Rain either rolls off your back or gets under your skin
For Write Stuff readers, I have composed a personal essay regarding a five-week writing course I took earlier this summer. It is a five-part series, but I was unable to post this week's part on the Write Stuff site. So I will post it here. If you have not read the previous posts, please take time to read them before reading this part as they all build upon each other. In order: 1) Where does rain come from?, 2) Rain intensifies the drama of the question, 3) Rain—everyone needs it like everyone needs a great narrative.
Two weeks later—I sit in the familiar warehouse that is the classroom of a writing workshop on the art of personal essay. The class discussion of homework complete, a cookie provided by the Flood Fine Arts Gallery owner crumbles in my mouth and the class assumes the task of critiquing the third draft of personal essays. My personal essay has grown from a three-page, double spaced first draft to a nine-page document. A couple classmates have privately commented to me their solidarity with my work and I believe we may be kindred spirits in the dark art of literary craft. Ann Pancake writes in the Poets & Writers article Reading How You’re Read, “Art is not created by consensus.” I understand this and realize that most of my classmates cannot detach their teacherly or motherly habits. Ann Pancake further reminds to “consider any personal biases a reader might have for or against a particular piece. Such prejudices might concern you as a writer... the critics insecurities about her own work, or the subject matter of the poem, story, or essay being critiqued.”
Even with this understanding, I am not prepared for today’s critique.
“He’s a jerk,” says one classmate holding a copy of my manuscript in front of her. “He’s not even listening to her.”
“And there’s a weird detachment,” says another. “Almost voyeuristic.”
The workshop instructor displays a wry smile, and I cannot decide if he is nervous or devious. He reaches for his bottled water and unscrews the cap. “Matthew is doing something different here. I think he’s the only one doing this. Can anyone tell me what’s going on here?” he asks.
You see, many of my classmates wrote in the style of a memoir—experience based personal narrative. It tends to be linear as far as general plot. This is not wrong. A good memoir is a delightful reading experience. Another way of looking at a memoir is that it is autobiographical and follows a real life plot line. But this is boring for me to write. Plain vanilla ice cream is a grand delight—one of my favorite, especially Ben & Jerry's Organic Vanilla. But Ben and Jerry’s Vermonty Python explodes with flavor. As a consumer, Ben & Jerry’s Organic Vanilla ice cream is great, but put in the director's chair—I want to experiment. Personal essay seems the perfect laboratory for me. A personal essay is an idea piece that relates a universal theme. It is part memoir in that it deals with personal history, but it is part essay in the fact that the personal history is plumbed for a deeper theme, lesson, or anecdote. It can be written in past tense, but can be written in present tense.

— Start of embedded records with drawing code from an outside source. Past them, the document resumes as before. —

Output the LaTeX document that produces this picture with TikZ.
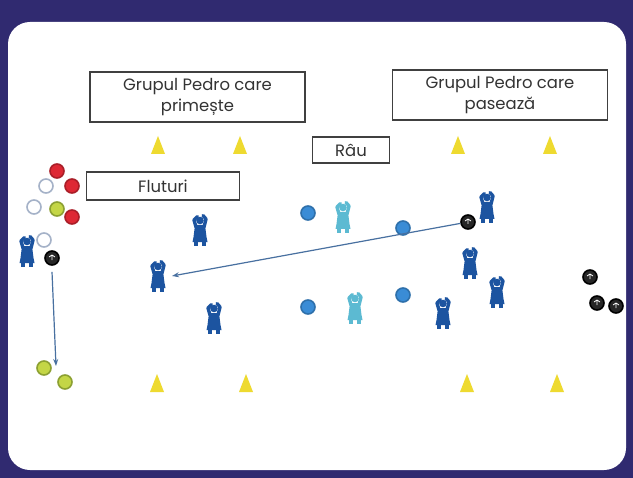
\documentclass[tikz,border=0pt]{standalone}
\usepackage{fontspec}
\setmainfont{Poppins}
\usetikzlibrary{arrows.meta}

\definecolor{framecol}{RGB}{48,42,112}
\definecolor{conecol}{RGB}{238,218,48}
\definecolor{pdark}{RGB}{28,84,160}
\definecolor{plight}{RGB}{92,186,210}
\definecolor{bblue}{RGB}{58,140,214}
\definecolor{passcol}{RGB}{72,112,160}

\tikzset{
  pics/player/.style={code={
    % robe, head and raised arms
    \fill (-5,-5) -- (5,-5) -- (6.5,7) -- (7.5,12) -- (-7.5,12) -- (-6.5,7) -- cycle;
    \fill (-6,11) rectangle (-2,16);
    \fill (2,11) rectangle (6,16);
    \fill (0,-9.5) circle (3.8);
    \draw[line width=3.4bp, line cap=round, line join=round] (-4,-3) -- (-6,-10) -- (-2.5,-13.5);
    \draw[line width=3.4bp, line cap=round, line join=round] (4,-3) -- (6,-11) -- (3,-14.5);
  }},
  pics/cone/.style={code={
    \fill[conecol] (-7,9) -- (0,-9) -- (7,9) -- cycle;
  }}
}

\begin{document}
\begin{tikzpicture}[x=1bp, y=-1bp]
\tikzstyle{label} = [draw=black!75, line width=1.3bp, fill=white, text=black!80, align=center, inner sep=0, font=\fontsize{16.5}{21}\selectfont]
\tikzstyle{ball} = [circle, minimum size=14bp, inner sep=0, line width=1.6bp]
\tikzstyle{redball} = [ball, fill={rgb,255:red,222;green,40;blue,52}, draw={rgb,255:red,170;green,30;blue,40}]
\tikzstyle{whiteball} = [ball, fill=white, draw={rgb,255:red,165;green,178;blue,200}]
\tikzstyle{greenball} = [ball, fill={rgb,255:red,196;green,214;blue,70}, draw={rgb,255:red,140;green,160;blue,50}]
\tikzstyle{blackball} = [ball, fill=black!85, draw=black, path picture={
    \draw[white, line width=0.8bp] (path picture bounding box.center) ++(-3,-1) -- ++(3,-2) -- ++(3,2) ++(-3,-2) -- ++(0,5);}]
\tikzstyle{blueball} = [ball, fill=bblue, draw=bblue!80!black]
\tikzstyle{pass} = [-{Stealth[length=7bp, width=5bp]}, passcol, line width=1.2bp]

% frame and pitch
\fill[framecol] (0,0) rectangle (633,478);
\fill[white, rounded corners=22bp] (8,22) rectangle (626,470);

% text boxes
\node (recvbox) [label, minimum width=215bp, minimum height=50bp] at (197.5,97) {Grupul Pedro care\\primește};
\node (passbox) [label, minimum width=215bp, minimum height=50bp] at (500,95) {Grupul Pedro care\\pasează};
\node (river) [label, minimum width=77bp, minimum height=26bp] at (351,150) {Râu};
\node (butter) [label, minimum width=153bp, minimum height=28bp] at (163,186) {Fluturi};

% cones
\foreach \cx/\cy in {158/145, 240/145, 458/145, 550/145, 157/383, 246/383, 467/383, 557/383}
  \pic at (\cx,\cy) {cone};

% balls by the start
\node (r1) [redball] at (57,171) {};
\node (r2) [redball] at (72,186) {};
\node (r3) [redball] at (72,217) {};
\node (w1) [whiteball] at (46,186) {};
\node (w2) [whiteball] at (34,207) {};
\node (w3) [whiteball] at (44,240) {};
\node (g1) [greenball] at (57,209) {};
\node (b0) [blackball] at (52,258) {};
\node (g2) [greenball] at (44,368) {};
\node (g3) [greenball] at (65,382) {};

% balls on the right
\node (b1) [blackball] at (468,222) {};
\node (b2) [blackball] at (590,277) {};
\node (b3) [blackball] at (597,303) {};
\node (b4) [blackball] at (616,306) {};

% river balls
\node (u1) [blueball] at (308,213) {};
\node (u2) [blueball] at (403,228) {};
\node (u3) [blueball] at (308,307) {};
\node (u4) [blueball] at (403,295) {};

% players
\coordinate (start) at (27,251);
\coordinate (catch) at (158,276);
\coordinate (rec1) at (200,230);
\coordinate (rec2) at (214,318);
\coordinate (sh1) at (487,207);
\coordinate (sh2) at (470,263);
\coordinate (sh3) at (497,292);
\coordinate (sh4) at (443,313);
\coordinate (riv1) at (343,217);
\coordinate (riv2) at (355,308);
\foreach \p in {start, catch, rec1, rec2, sh1, sh2, sh3, sh4}
  \pic[color=pdark] at (\p) {player};
\foreach \p in {riv1, riv2}
  \pic[color=plight] at (\p) {player};

% passes
\coordinate (drop) at (56,366);
\draw[pass] (b1) -- ([xshift=14bp]catch);
\draw[pass] (b0.south) ++(0,6) -- (drop);
\end{tikzpicture}
\end{document}
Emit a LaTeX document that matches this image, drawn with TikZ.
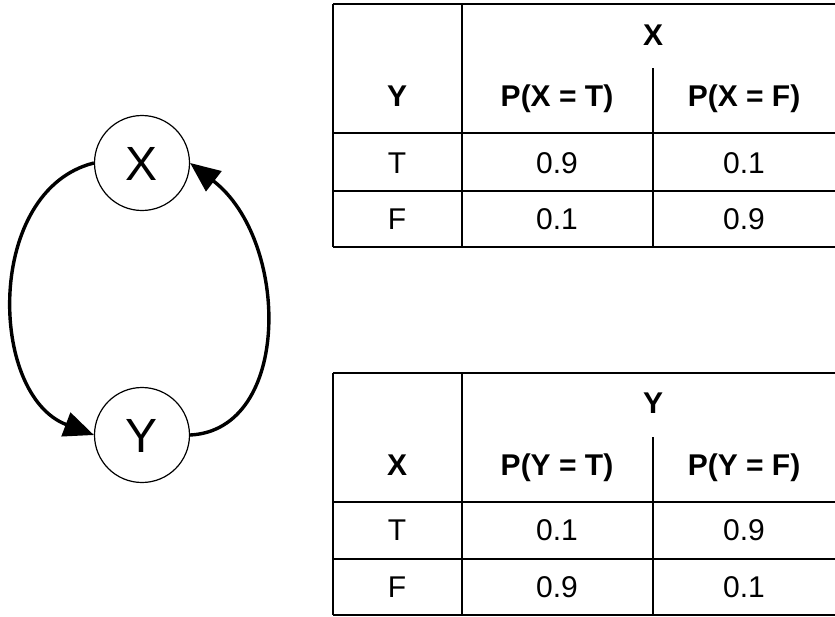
\documentclass[tikz,border=0pt]{standalone}
\usepackage{fontspec}
\setmainfont{Liberation Sans}
\usetikzlibrary{arrows.meta}
\begin{document}
\begin{tikzpicture}[x=1pt,y=-1pt,
  var/.style={draw,circle,minimum size=95pt,inner sep=0pt,line width=1.2pt,font=\fontsize{48}{52}\selectfont},
  letter/.style={inner sep=0pt,text height=34.5pt,text depth=0pt,font=\fontsize{48}{52}\selectfont},
  edge/.style={line width=3.4pt,-{Triangle[length=30pt,width=25pt]}},
  grid/.style={line width=1.3pt},
  thickrule/.style={line width=2.8pt},
  cell/.style={font=\fontsize{30}{34}\selectfont,inner sep=0pt,text height=21.5pt,text depth=0pt},
  head/.style={font=\fontsize{30}{34}\selectfont\bfseries,inner sep=0pt,text height=21.5pt,text depth=0pt}]
\useasboundingbox (0,0) rectangle (835,616);
% graph
\node[var] (X) at (142,163) {};
\node[var] (Y) at (142,435) {};
\node[letter] (Xl) at (X.center) {X};
\node[letter] (Yl) at (Y.center) {Y};
\draw[edge] (X.west) .. controls (-15,190) and (-12,395) .. (Y.west);
\draw[edge] (Y.east) .. controls (292,430) and (290,240) .. (X.east);
% top table
\draw[grid] (333,4) -- (835,4);
\draw[grid] (333,4) -- (333,247);
\draw[grid] (462,4) -- (462,247);
\draw[grid] (653,68) -- (653,247);
\draw[thickrule] (333,133) -- (835,133);
\draw[grid] (333,191) -- (835,191);
\draw[grid] (333,247) -- (835,247);
\node[head] (tXh) at (653,35) {X};
\node[head] (tY) at (397,96) {Y};
\node[head] (tPT) at (557,96) {P(X = T)};
\node[head] (tPF) at (744,96) {P(X = F)};
\node[cell] (tT) at (397,163) {T};
\node[cell] (t11) at (557,163) {0.9};
\node[cell] (t12) at (744,163) {0.1};
\node[cell] (tF) at (397,219) {F};
\node[cell] (t21) at (557,219) {0.1};
\node[cell] (t22) at (744,219) {0.9};
% bottom table
\draw[grid] (333,373) -- (835,373);
\draw[grid] (333,373) -- (333,615);
\draw[grid] (462,373) -- (462,615);
\draw[grid] (653,437) -- (653,615);
\draw[thickrule] (333,502) -- (835,502);
\draw[grid] (333,559) -- (835,559);
\draw[grid] (333,615) -- (835,615);
\node[head] (bYh) at (653,403) {Y};
\node[head] (bX) at (397,465) {X};
\node[head] (bPT) at (557,465) {P(Y = T)};
\node[head] (bPF) at (744,465) {P(Y = F)};
\node[cell] (bT) at (397,530) {T};
\node[cell] (b11) at (557,530) {0.1};
\node[cell] (b12) at (744,530) {0.9};
\node[cell] (bF) at (397,587) {F};
\node[cell] (b21) at (557,587) {0.9};
\node[cell] (b22) at (744,587) {0.1};
\end{tikzpicture}
\end{document}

The instructor knows what I am trying to do. I use techniques common to fiction. To be honest, I did not know exactly what I was doing—regarding technique. I write what was in my head and let the story form on the page. (Most drafts I write in a composition book or moleskin notebook and enter them into my laptop later.) What emerged was a narrative with three viewpoints. This is something the workshop instructor identifies and shares with the class. He explains it this way to the class: “Matthew is both the narrator and principle actor in this piece.”
Through the personal essay, I—the writer—assume several masks (roles or point of views): principle actor, narrator (or, if this was a film, a director) and the third mask is somewhat mysterious. The workshop instructor uses the term writers mask as an expression of the face the writer assumes to relate the narrative. For example, most memoir writers use one mask—I, the writer/narrator. For me that seems too linear—a matter of personal preference. The instructor has a difficult time identifying the third mask until one of the classmates (the only other man in the class outside myself), says that it embodies the spirit of foreshadowing.
“Kind of like the voice of a prophet,” says the instructor. “Suggesting something bigger than the current narrative presents.”
This is rich critique—something I can use to strengthen the personal essay. The previous critique is also useful, but relates more about the reader than about the prose I am crafting.
Again, I am not aware of what I am doing. Writing the essay seems intuitive to me in that I present a story that shifts in and out of scenes and summary. For example, the exposition territory allows me to present personal summary and develop an emotional landscape—the inner life of the narrator. The dialogue presents scenes of drama where all the action takes place. This dialogue part is risky in a personal essay due to the fabrication of it. Did I really say that? Did she really say that? No recording device is present. So I guesstimate the actual scenes as best I can recall. To some writers creative guesstimation presents an ethical dilemma—shifting empirical evidence to fit the narrative if not pure imagination. I shrug off the comments of being a jerk and embrace the critique about multiple masks.